What is being asked =
Write out each line exactly as given. Leave the pictures out of your copy.

Data lines =
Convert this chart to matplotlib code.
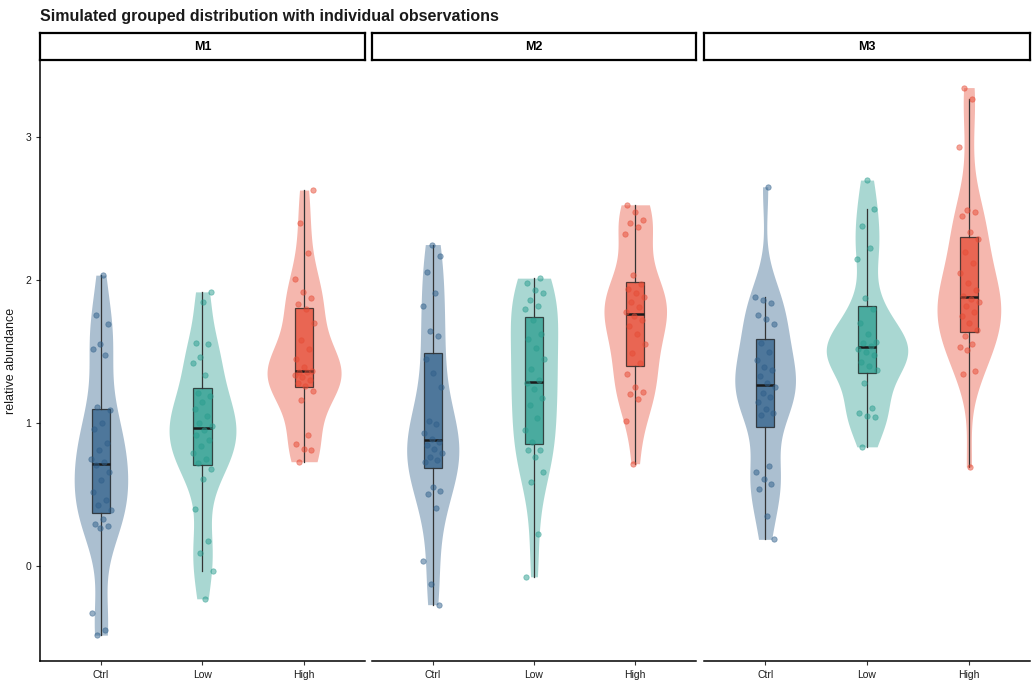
import numpy as np
import matplotlib
matplotlib.use("Agg")
import matplotlib.pyplot as plt

plt.rcParams['font.family'] = ['Liberation Sans', 'DejaVu Sans']

panels = ["M1", "M2", "M3"]
groups = ["Ctrl", "Low", "High"]
colors = {"Ctrl": "#2F5F8A", "Low": "#2A9D8F", "High": "#E64B35"}

m1_ctrl = [2.035, 1.755, 1.69, 1.55, 1.517, 1.475, 1.114, 1.09, 1.0, 0.956, 0.86, 0.81, 0.75, 0.725,
           0.71, 0.66, 0.6, 0.52, 0.46, 0.427, 0.39, 0.326, 0.294, 0.28, 0.268, -0.33, -0.448, -0.483]
m1_low = [1.918, 1.844, 1.562, 1.552, 1.459, 1.42, 1.34, 1.21, 1.19, 1.15, 1.1, 1.05, 1.0, 0.98,
          0.955, 0.92, 0.88, 0.84, 0.79, 0.75, 0.72, 0.676, 0.606, 0.396, 0.173, 0.089, -0.033, -0.229]
m1_high = [0.73, 0.81, 0.816, 0.855, 0.914, 1.161, 1.226, 1.26, 1.28, 1.30, 1.32, 1.34, 1.355, 1.36,
           1.368, 1.39, 1.45, 1.52, 1.58, 1.70, 1.80, 1.83, 1.872, 1.918, 2.005, 2.187, 2.40, 2.63]
m2_ctrl = [-0.27, -0.126, 0.033, 0.403, 0.506, 0.522, 0.555, 0.73, 0.74, 0.764, 0.79, 0.82, 0.85, 0.87,
           0.89, 0.93, 0.991, 1.014, 1.254, 1.352, 1.45, 1.61, 1.643, 1.82, 1.907, 2.06, 2.168, 2.249]
m2_low = [-0.075, 0.222, 0.587, 0.66, 0.764, 0.811, 0.815, 0.87, 0.95, 1.035, 1.126, 1.175, 1.24, 1.28,
          1.30, 1.38, 1.45, 1.524, 1.587, 1.622, 1.72, 1.797, 1.818, 1.86, 1.907, 1.93, 1.977, 2.014]
m2_high = [0.716, 1.014, 1.166, 1.207, 1.219, 1.254, 1.347, 1.42, 1.487, 1.55, 1.62, 1.68, 1.72, 1.75,
           1.775, 1.813, 1.85, 1.88, 1.907, 1.94, 1.97, 2.035, 2.32, 2.373, 2.403, 2.42, 2.48, 2.527]
m3_ctrl = [0.187, 0.347, 0.541, 0.573, 0.606, 0.657, 0.699, 1.06, 1.068, 1.10, 1.15, 1.18, 1.21, 1.25,
           1.28, 1.331, 1.37, 1.394, 1.44, 1.50, 1.557, 1.695, 1.725, 1.755, 1.837, 1.86, 1.883, 2.653]
m3_low = [0.834, 1.04, 1.049, 1.068, 1.105, 1.282, 1.37, 1.40, 1.43, 1.476, 1.50, 1.52,
          1.54, 1.559, 1.569, 1.62, 1.70, 1.80, 1.872, 2.145, 2.222, 2.38, 2.497, 2.70]
m3_high = [0.694, 1.345, 1.366, 1.51, 1.529, 1.55, 1.61, 1.65, 1.70, 1.75, 1.78, 1.82, 1.85, 1.87,
           1.89, 1.93, 1.98, 2.05, 2.12, 2.20, 2.285, 2.34, 2.45, 2.478, 2.49, 2.93, 3.27, 3.347]

data = {
    "M1": {"Ctrl": m1_ctrl, "Low": m1_low, "High": m1_high},
    "M2": {"Ctrl": m2_ctrl, "Low": m2_low, "High": m2_high},
    "M3": {"Ctrl": m3_ctrl, "Low": m3_low, "High": m3_high},
}


def kde(vals, n=512):
    v = np.asarray(vals, float)
    sd = v.std(ddof=1)
    iqr = np.subtract(*np.percentile(v, [75, 25]))
    lo = min(sd, iqr / 1.34)
    bw = 0.9 * lo * len(v) ** (-0.2)
    grid = np.linspace(v.min(), v.max(), n)
    d = np.exp(-0.5 * ((grid[:, None] - v[None, :]) / bw) ** 2).sum(1) / (len(v) * bw * np.sqrt(2 * np.pi))
    return grid, d


dens = {p: {g: kde(data[p][g]) for g in groups} for p in panels}
maxd = max(dens[p][g][1].max() for p in panels for g in groups)
vwidth = 0.8

W, H = 1036, 690
fig = plt.figure(figsize=(W / 100, H / 100), dpi=100)
xs = [(40, 365), (372, 696), (704, 1030)]
top, bot = 60, 661
strip_top = 33

for pi, p in enumerate(panels):
    x0, x1 = xs[pi]
    ax = fig.add_axes([x0 / W, 1 - bot / H, (x1 - x0) / W, (bot - top) / H])
    for gi, g in enumerate(groups):
        pos = gi + 1
        c = colors[g]
        grid, d = dens[p][g]
        hw = d / maxd * vwidth / 2
        ax.fill_betweenx(grid, pos - hw, pos + hw, color=c, alpha=0.4, lw=0, zorder=1)
        bp = ax.boxplot([data[p][g]], positions=[pos], widths=0.18, patch_artist=True,
                        showfliers=False, manage_ticks=False, whis=1.5,
                        boxprops=dict(facecolor=c, alpha=0.75, edgecolor="#1a1a1a", linewidth=0.9),
                        whiskerprops=dict(color="#333333", linewidth=0.9),
                        capprops=dict(linewidth=0),
                        medianprops=dict(color="#1a1a1a", linewidth=1.8))
        for b in bp["boxes"]:
            b.set_zorder(2)
        for w in bp["whiskers"]:
            w.set_zorder(2)
        for m in bp["medians"]:
            m.set_zorder(3)
        vals = np.asarray(data[p][g])
        idx = np.arange(len(vals))
        jit = (((idx + 1) * 0.6180339887 + gi * 0.31 + pi * 0.17) % 1.0 - 0.5) * 0.2
        ax.scatter(pos + jit, vals, s=15, color=c, alpha=0.5, lw=0.6, edgecolor=c, zorder=4)
    ax.set_xlim(0.4, 3.6)
    ax.set_ylim(-0.664, 3.54)
    ax.set_xticks([1, 2, 3])
    ax.set_xticklabels(groups, fontsize=7.5, color="#1a1a1a")
    ax.tick_params(axis="x", length=3, width=0.8, colors="#333333", labelcolor="#1a1a1a")
    for s in ["top", "right"]:
        ax.spines[s].set_visible(False)
    ax.spines["bottom"].set_linewidth(1.1)
    ax.spines["left"].set_linewidth(1.1)
    if pi == 0:
        ax.set_yticks([0, 1, 2, 3])
        ax.tick_params(axis="y", length=3, width=0.8, labelsize=7.5, colors="#333333", labelcolor="#1a1a1a")
        ax.set_ylabel("relative abundance", fontsize=9, color="#1a1a1a", labelpad=6)
    else:
        ax.spines["left"].set_visible(False)
        ax.set_yticks([])
    sax = fig.add_axes([x0 / W, 1 - top / H, (x1 - x0) / W, (top - strip_top) / H])
    sax.set_xticks([])
    sax.set_yticks([])
    for s in sax.spines.values():
        s.set_linewidth(1.6)
        s.set_color("black")
    sax.text(0.5, 0.5, p, ha="center", va="center", fontsize=9, fontweight="bold", transform=sax.transAxes)

fig.text(40 / W, 1 - 16 / H, "Simulated grouped distribution with individual observations",
         fontsize=11.5, fontweight="bold", ha="left", va="center", color="#1a1a1a")

fig.savefig("out.png", dpi=100)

Output below =
Convert this chart to matplotlib code.
import numpy as np
import matplotlib
matplotlib.use("Agg")
import matplotlib.pyplot as plt

plt.rcParams['font.family'] = ['Liberation Sans', 'DejaVu Sans']

panels = ["M1", "M2", "M3"]
groups = ["Ctrl", "Low", "High"]
colors = {"Ctrl": "#2F5F8A", "Low": "#2A9D8F", "High": "#E64B35"}

m1_ctrl = [2.035, 1.755, 1.69, 1.55, 1.517, 1.475, 1.114, 1.09, 1.0, 0.956, 0.86, 0.81, 0.75, 0.725,
           0.71, 0.66, 0.6, 0.52, 0.46, 0.427, 0.39, 0.326, 0.294, 0.28, 0.268, -0.33, -0.448, -0.483]
m1_low = [1.918, 1.844, 1.562, 1.552, 1.459, 1.42, 1.34, 1.21, 1.19, 1.15, 1.1, 1.05, 1.0, 0.98,
          0.955, 0.92, 0.88, 0.84, 0.79, 0.75, 0.72, 0.676, 0.606, 0.396, 0.173, 0.089, -0.033, -0.229]
m1_high = [0.73, 0.81, 0.816, 0.855, 0.914, 1.161, 1.226, 1.26, 1.28, 1.30, 1.32, 1.34, 1.355, 1.36,
           1.368, 1.39, 1.45, 1.52, 1.58, 1.70, 1.80, 1.83, 1.872, 1.918, 2.005, 2.187, 2.40, 2.63]
m2_ctrl = [-0.27, -0.126, 0.033, 0.403, 0.506, 0.522, 0.555, 0.73, 0.74, 0.764, 0.79, 0.82, 0.85, 0.87,
           0.89, 0.93, 0.991, 1.014, 1.254, 1.352, 1.45, 1.61, 1.643, 1.82, 1.907, 2.06, 2.168, 2.249]
m2_low = [-0.075, 0.222, 0.587, 0.66, 0.764, 0.811, 0.815, 0.87, 0.95, 1.035, 1.126, 1.175, 1.24, 1.28,
          1.30, 1.38, 1.45, 1.524, 1.587, 1.622, 1.72, 1.797, 1.818, 1.86, 1.907, 1.93, 1.977, 2.014]
m2_high = [0.716, 1.014, 1.166, 1.207, 1.219, 1.254, 1.347, 1.42, 1.487, 1.55, 1.62, 1.68, 1.72, 1.75,
           1.775, 1.813, 1.85, 1.88, 1.907, 1.94, 1.97, 2.035, 2.32, 2.373, 2.403, 2.42, 2.48, 2.527]
m3_ctrl = [0.187, 0.347, 0.541, 0.573, 0.606, 0.657, 0.699, 1.06, 1.068, 1.10, 1.15, 1.18, 1.21, 1.25,
           1.28, 1.331, 1.37, 1.394, 1.44, 1.50, 1.557, 1.695, 1.725, 1.755, 1.837, 1.86, 1.883, 2.653]
m3_low = [0.834, 1.04, 1.049, 1.068, 1.105, 1.282, 1.37, 1.40, 1.43, 1.476, 1.50, 1.52,
          1.54, 1.559, 1.569, 1.62, 1.70, 1.80, 1.872, 2.145, 2.222, 2.38, 2.497, 2.70]
m3_high = [0.694, 1.345, 1.366, 1.51, 1.529, 1.55, 1.61, 1.65, 1.70, 1.75, 1.78, 1.82, 1.85, 1.87,
           1.89, 1.93, 1.98, 2.05, 2.12, 2.20, 2.285, 2.34, 2.45, 2.478, 2.49, 2.93, 3.27, 3.347]

data = {
    "M1": {"Ctrl": m1_ctrl, "Low": m1_low, "High": m1_high},
    "M2": {"Ctrl": m2_ctrl, "Low": m2_low, "High": m2_high},
    "M3": {"Ctrl": m3_ctrl, "Low": m3_low, "High": m3_high},
}


def kde(vals, n=512):
    v = np.asarray(vals, float)
    sd = v.std(ddof=1)
    iqr = np.subtract(*np.percentile(v, [75, 25]))
    lo = min(sd, iqr / 1.34)
    bw = 0.9 * lo * len(v) ** (-0.2)
    grid = np.linspace(v.min(), v.max(), n)
    d = np.exp(-0.5 * ((grid[:, None] - v[None, :]) / bw) ** 2).sum(1) / (len(v) * bw * np.sqrt(2 * np.pi))
    return grid, d


dens = {p: {g: kde(data[p][g]) for g in groups} for p in panels}
maxd = max(dens[p][g][1].max() for p in panels for g in groups)
vwidth = 0.8

W, H = 1036, 690
fig = plt.figure(figsize=(W / 100, H / 100), dpi=100)
xs = [(40, 365), (372, 696), (704, 1030)]
top, bot = 60, 661
strip_top = 33

for pi, p in enumerate(panels):
    x0, x1 = xs[pi]
    ax = fig.add_axes([x0 / W, 1 - bot / H, (x1 - x0) / W, (bot - top) / H])
    for gi, g in enumerate(groups):
        pos = gi + 1
        c = colors[g]
        grid, d = dens[p][g]
        hw = d / maxd * vwidth / 2
        ax.fill_betweenx(grid, pos - hw, pos + hw, color=c, alpha=0.4, lw=0, zorder=1)
        bp = ax.boxplot([data[p][g]], positions=[pos], widths=0.18, patch_artist=True,
                        showfliers=False, manage_ticks=False, whis=1.5,
                        boxprops=dict(facecolor=c, alpha=0.75, edgecolor="#1a1a1a", linewidth=0.9),
                        whiskerprops=dict(color="#333333", linewidth=0.9),
                        capprops=dict(linewidth=0),
                        medianprops=dict(color="#1a1a1a", linewidth=1.8))
        for b in bp["boxes"]:
            b.set_zorder(2)
        for w in bp["whiskers"]:
            w.set_zorder(2)
        for m in bp["medians"]:
            m.set_zorder(3)
        vals = np.asarray(data[p][g])
        idx = np.arange(len(vals))
        jit = (((idx + 1) * 0.6180339887 + gi * 0.31 + pi * 0.17) % 1.0 - 0.5) * 0.2
        ax.scatter(pos + jit, vals, s=15, color=c, alpha=0.5, lw=0.6, edgecolor=c, zorder=4)
    ax.set_xlim(0.4, 3.6)
    ax.set_ylim(-0.664, 3.54)
    ax.set_xticks([1, 2, 3])
    ax.set_xticklabels(groups, fontsize=7.5, color="#1a1a1a")
    ax.tick_params(axis="x", length=3, width=0.8, colors="#333333", labelcolor="#1a1a1a")
    for s in ["top", "right"]:
        ax.spines[s].set_visible(False)
    ax.spines["bottom"].set_linewidth(1.1)
    ax.spines["left"].set_linewidth(1.1)
    if pi == 0:
        ax.set_yticks([0, 1, 2, 3])
        ax.tick_params(axis="y", length=3, width=0.8, labelsize=7.5, colors="#333333", labelcolor="#1a1a1a")
        ax.set_ylabel("relative abundance", fontsize=9, color="#1a1a1a", labelpad=6)
    else:
        ax.spines["left"].set_visible(False)
        ax.set_yticks([])
    sax = fig.add_axes([x0 / W, 1 - top / H, (x1 - x0) / W, (top - strip_top) / H])
    sax.set_xticks([])
    sax.set_yticks([])
    for s in sax.spines.values():
        s.set_linewidth(1.6)
        s.set_color("black")
    sax.text(0.5, 0.5, p, ha="center", va="center", fontsize=9, fontweight="bold", transform=sax.transAxes)

fig.text(40 / W, 1 - 16 / H, "Simulated grouped distribution with individual observations",
         fontsize=11.5, fontweight="bold", ha="left", va="center", color="#1a1a1a")

fig.savefig("out.png", dpi=100)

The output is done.